While we are at it, let’s talk about having young people saying “yes ma’am” and “no sir.”  That seems to be on the minds of a lot of people these days.  Of course, we want that chore placed on the schools, not in the home.  Let me give you a clue.  I said, “ma’am” and “sir” without the school’s help and at my advanced age, I still do.  My daddy told me to.  He had this simple notion that he set the rules of my conduct, not the education system.  Therefore, my law would require that any child who can’t be polite when addressing an adult watch Mama and Daddy get their mouths washed out with soap.  What happens then would be between the parents and the child when they got home.  The law wouldn’t be specific about that.
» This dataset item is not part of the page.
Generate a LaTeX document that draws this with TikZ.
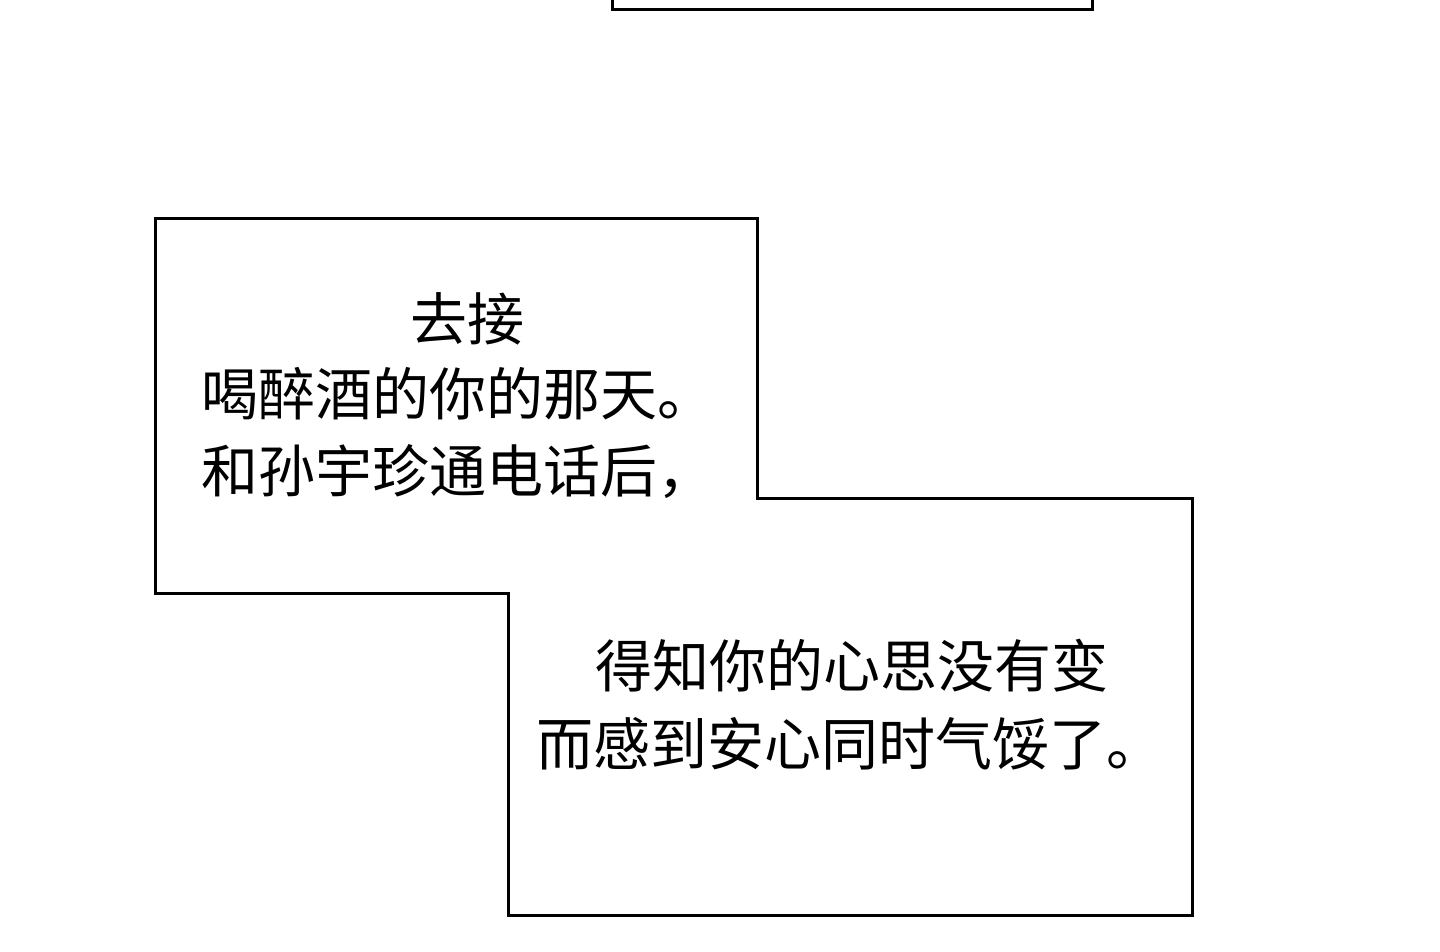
\documentclass[tikz,border=0pt]{standalone}
\usepackage{fontspec}
\newfontfamily\cjk{Noto Sans CJK SC}
\begin{document}
\begin{tikzpicture}[x=1pt,y=-1pt,
  panel/.style={draw=black,line width=3pt,line join=miter},
  txt/.style={anchor=base west,inner sep=0pt,font=\cjk\fontsize{57}{57}\selectfont}]
\useasboundingbox[fill=white] (0,0) rectangle (1440,952);
\draw[panel] (612,-5) -- (612,10) -- (1092,10) -- (1092,-5);
\draw[panel] (155,219) -- (757,219) -- (757,498) -- (1192,498) -- (1192,915) -- (508,915) -- (508,593) -- (155,593) -- cycle;
\node[txt] (l1) at (410,340) {去接};
\node[txt] (l2) at (201,415) {喝醉酒的你的那天。};
\node[txt] (l3) at (201,492) {和孙宇珍通电话后，};
\node[txt] (l4) at (595,687) {得知你的心思没有变};
\node[txt] (l5) at (536,765) {而感到安心同时气馁了。};
\end{tikzpicture}
\end{document}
I think my law also would effectively deal with the issue of the separation of church and state.  Many people want to see prayer in the school feeling, I assume, that the public school system should also be responsible for their children’s religious training as well.  That is going to be impossible under the education reforms mandated by Governor Barnes.  Right now, schools can’t find enough time for PE or band practice, let alone trying to squeeze in prayer.  So here is what my law would do.  Anybody who feels strongly about prayer in the schools would have to turn in a signed affidavit to the local board of education that they had attended a church, synagogue or mosque for 52 straight weeks as a family and had been seen on their knees, praying to God for wisdom and guidance on how to become a better parent, husband, wife, son, daughter, etc.  With that, their kids could go out behind the school where they used to smoke pot and pray instead.   (Governor, if you are interested, I would be willing to amend my proposal to pray also for more time for band practice and physical education.)

There may be an item or two I have missed but we have time to refine the proposed legislation.  School is out.  Teachers have a few months to rest up before they once again begin their baby-sitting service for parents who don’t have time to raise their kids.  We can take down the metal detectors, wave good-bye to the school police, wash and groom the drug-sniffing dogs.  In August, we can start the whole thing over.

By then, I will have my legislation ready for the General Assembly.  Can there be anybody in opposition?